I ask him why he does it. "Sharing," he says. "It's pretty straightforward."
The best art-house cinemas in the UK
Glasgow Film Theatre
This began life in May 1939 as the Cosmo, the first art-house cinema to open outside London. Its near neighbour, the Cineworld multiplex, may have the distinction of being the world's tallest cinema, but the GFT is an art deco gem.
Cornerhouse, Manchester
As a cinema, bar, bookshop and gallery, the Cornerhouse meets most of Manchester's cultural needs. As keen on British film as it is on world cinema, it also holds regular screenings for the blind and hard of hearing. The Breakfast Club offer is a particular joy: a classic film screening with a proper English breakfast for less than a tenner.
Filmhouse, Edinburgh
A former church, the three-screen Filmhouse has been revamped and expanded endlessly over the past twenty years. Not only is it home to the Edinburgh International Film Festival, but its cafe is one of the most popular spots in the city, and the cinema's £2 matinees on Fridays keep the students happy.

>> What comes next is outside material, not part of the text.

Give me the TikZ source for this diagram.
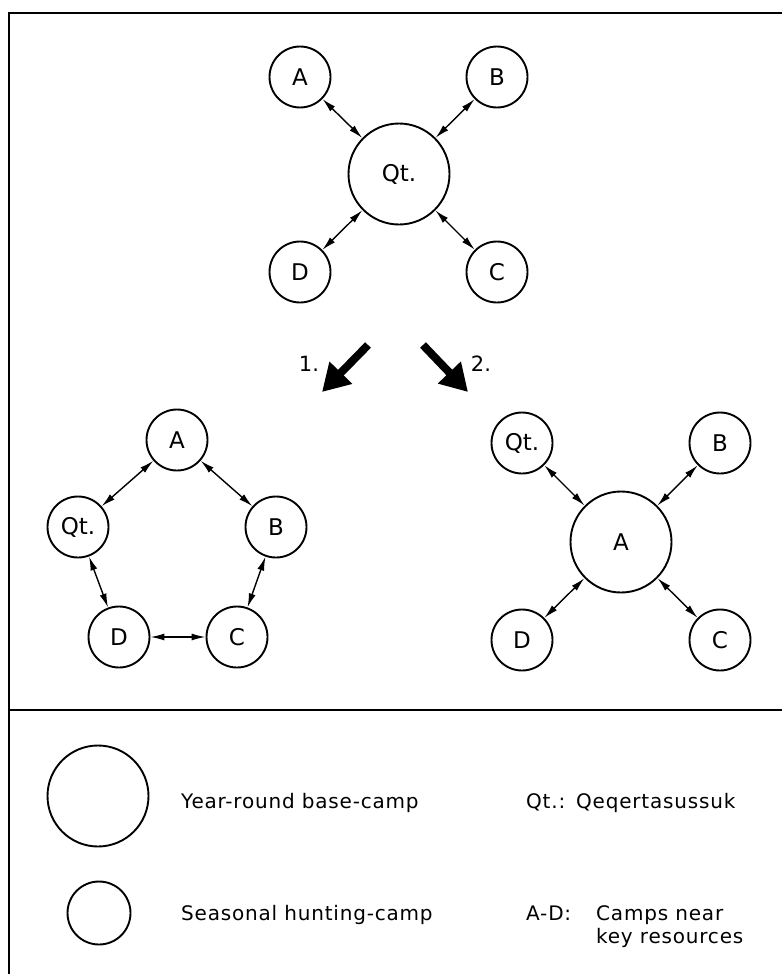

Queen’s Film Theatre, Belfast
Part of Queen's University, the QFT celebrates its 40th anniversary next month. It was originally a lecture theatre; every evening the projector would be brought in and the desks put away as the best of European cinema was showcased. Though it suffered when the multiplexes came to Belfast, the QFT has retained a loyal audience.
Duke of York’s Picturehouse, Brighton
This cinema opened in 1910 under the tagline "Bring her to the Duke's: it's fit for a duchess". Whether a duchess would have been at home when it was reborn as a punk venue in the 1970s is another matter. It returned to its original purpose in the mid-1990s.